The owners blame the Internet and the desire to funnel money into what was seen as get-rich-quick schemes where some technology companies were seeing skyrocketing valuations and making people a load of cash – although none of that new money flowed into the auto industry until much later. Then the dotcom bubble burst and billions were lost.
Interestingly I read a comment from one of the founders that said that their timing was off because after the bubble burst in 2000, many companies started low volume manufacturing, yet they too would have been developing their products at the same time, so I don’t believe the timing was off, it just took too long to get their car to market. At the same time as the tech bubble was popping, MCV was closed down with the only running car used for other business advertising.
Hindsight is a wonderful view, yet there are a couple of items that could have helped them early on. Unlike the other low volume manufacturers that survived, MCV was attempting to develop a vehicle with a power source that wasn’t fully tested and had no infrastructure for fuel sales. They then chose a motor that was not available to purchase as a crate engine. Had they have chosen an available crate engine such as a Ford V8 or the Chevrolet LS V8 (as many others did), it would have reduced their costs significantly and provided a reliable power source. They could have used the methane power source later – I do understand that was where the initial funding came from, however having the option for both engines could have possibly been part of the negotiation.

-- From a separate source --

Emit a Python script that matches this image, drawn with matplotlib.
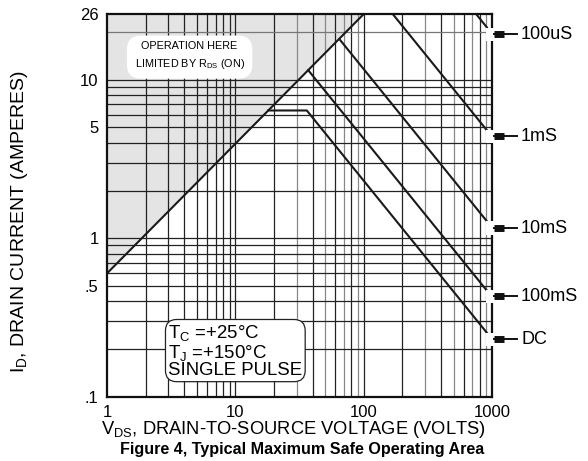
import numpy as np
import matplotlib
matplotlib.use('Agg')
import matplotlib.pyplot as plt
from matplotlib.patches import Rectangle

plt.rcParams['font.family'] = ['Liberation Sans', 'DejaVu Sans']
plt.rcParams['mathtext.default'] = 'regular'

# RDS(on) limit line
rds_v = [1, 100]
rds_i = [0.6, 26]

# pulse curves (V, I)
dc_v = [18, 36, 910]
dc_i = [6.4, 6.4, 0.253]
ms100_v = [36.9, 910]
ms100_i = [11.5, 0.467]
ms10_v = [65.5, 910]
ms10_i = [17.8, 1.28]
ms1_v = [168, 910]
ms1_i = [26, 4.8]
us100_v = [750, 910]
us100_i = [26, 21.4]

curve_labels = ['100uS', '1mS', '10mS', '100mS', 'DC']
curve_label_i = [19.4, 4.4, 1.16, 0.43, 0.23]

xticks = [1, 10, 100, 1000]
xticklabels = ['1', '10', '100', '1000']
yticks = [0.1, 0.5, 1, 5, 10, 26]
yticklabels = ['.1', '.5', '1', '5', '10', '26']

fig = plt.figure(figsize=(5.88, 4.61), dpi=100)
ax = fig.add_axes([0.182, 0.1395, 0.655, 0.8301])
ax.set_xscale('log')
ax.set_yscale('log')
ax.set_xlim(1, 1000)
ax.set_ylim(0.1, 26)

# shaded region above RDS line
fv = np.logspace(0, 2, 50)
fi = np.interp(np.log10(fv), np.log10(rds_v), np.log10(rds_i))
ax.fill_between(fv, 10 ** fi, 26, color='#e4e4e4', lw=0, zorder=0)

# grid
for dec in [1, 10, 100]:
    for m in range(2, 10):
        v = dec * m
        col = '#222222' if dec == 1 else ('#222222' if m in (2, 4, 6, 8) else '#888888')
        ax.axvline(v, color=col, lw=0.9, zorder=1)
for dec in [0.1, 1, 10]:
    for m in range(2, 10):
        y = dec * m
        if y > 26:
            continue
        col = '#777777' if y == 20 else '#222222'
        ax.axhline(y, color=col, lw=0.9, zorder=1)
for y in [1, 10]:
    ax.axhline(y, color='#222222', lw=0.9, zorder=1)
for v in [10, 100]:
    ax.axvline(v, color='#222222', lw=0.9, zorder=1)

lw = 1.5
ax.plot(rds_v, rds_i, color='#1a1a1a', lw=lw, zorder=3)
for vv, ii in [(dc_v, dc_i), (ms100_v, ms100_i), (ms10_v, ms10_i),
               (ms1_v, ms1_i), (us100_v, us100_i)]:
    ax.plot(vv, ii, color='#1a1a1a', lw=lw, zorder=3)

ax.set_xticks(xticks)
ax.set_xticklabels(xticklabels)
ax.set_yticks(yticks)
ax.set_yticklabels(yticklabels)
ax.minorticks_off()
ax.tick_params(length=0, labelsize=12, pad=6)
for s in ax.spines.values():
    s.set_linewidth(1.6)
    s.set_color('#111111')
    s.set_zorder(4)

# right-side curve labels
tr = ax.get_yaxis_transform()
for lab, yi in zip(curve_labels, curve_label_i):
    r = Rectangle((0.984, yi / 1.1), 0.034, yi * 1.1 - yi / 1.1, transform=tr,
                  facecolor='white', edgecolor='none', clip_on=False, zorder=5)
    ax.add_patch(r)
    ax.plot([1.005, 1.065], [yi, yi], transform=tr, color='#111111', lw=1.4,
            clip_on=False, zorder=6)
    ax.plot([1.005, 1.032], [yi, yi], transform=tr, color='#111111', lw=5,
            clip_on=False, zorder=6, solid_capstyle='butt')
    ax.text(1.075, yi, lab, transform=tr, fontsize=13, va='center', ha='left')

ax.text(4.4, 14.1, 'OPERATION HERE\nLIMITED BY R$_{DS}$ (ON)', fontsize=7.8,
        ha='center', va='center', linespacing=1.6, zorder=5,
        bbox=dict(boxstyle='round,pad=0.7,rounding_size=1.3', fc='white', ec='none'))

ax.text(3.0, 0.194, 'T$_{C}$ =+25°C\nT$_{J}$ =+150°C\nSINGLE PULSE', fontsize=13.4,
        ha='left', va='center', linespacing=0.95, zorder=5,
        bbox=dict(boxstyle='round,pad=0.15,rounding_size=0.6', fc='white', ec='#222222', lw=0.9))

fig.text(0.034, 0.52, 'I$_{D}$, DRAIN CURRENT (AMPERES)', rotation=90, fontsize=14,
         ha='center', va='center')
fig.text(0.5, 0.068, 'V$_{DS}$, DRAIN-TO-SOURCE VOLTAGE (VOLTS)', fontsize=13.2,
         ha='center', va='center')
fig.text(0.513, 0.026, 'Figure 4, Typical Maximum Safe Operating Area', fontsize=11.6,
         fontweight='bold', ha='center', va='center')

fig.savefig('out.png', dpi=100)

The switch from fibreglass to Kevlar was also a detour that could have been an evolution, rather like the Ferrari 308 that started out as fibreglass and then switched to steel. Buyers would have purchased the car if it was at a lower initial cost through better use of components. Clearly people do buy cars with a rebadged Ford, Chevy, Chrysler or AMG motor installed. I think the blame on the dotcom bubble is not truly accurate and the CH4 could have made it into production with some better decisions, however as I said, hindsight is easy to see – when you are in the thick of things, the view is not as clear.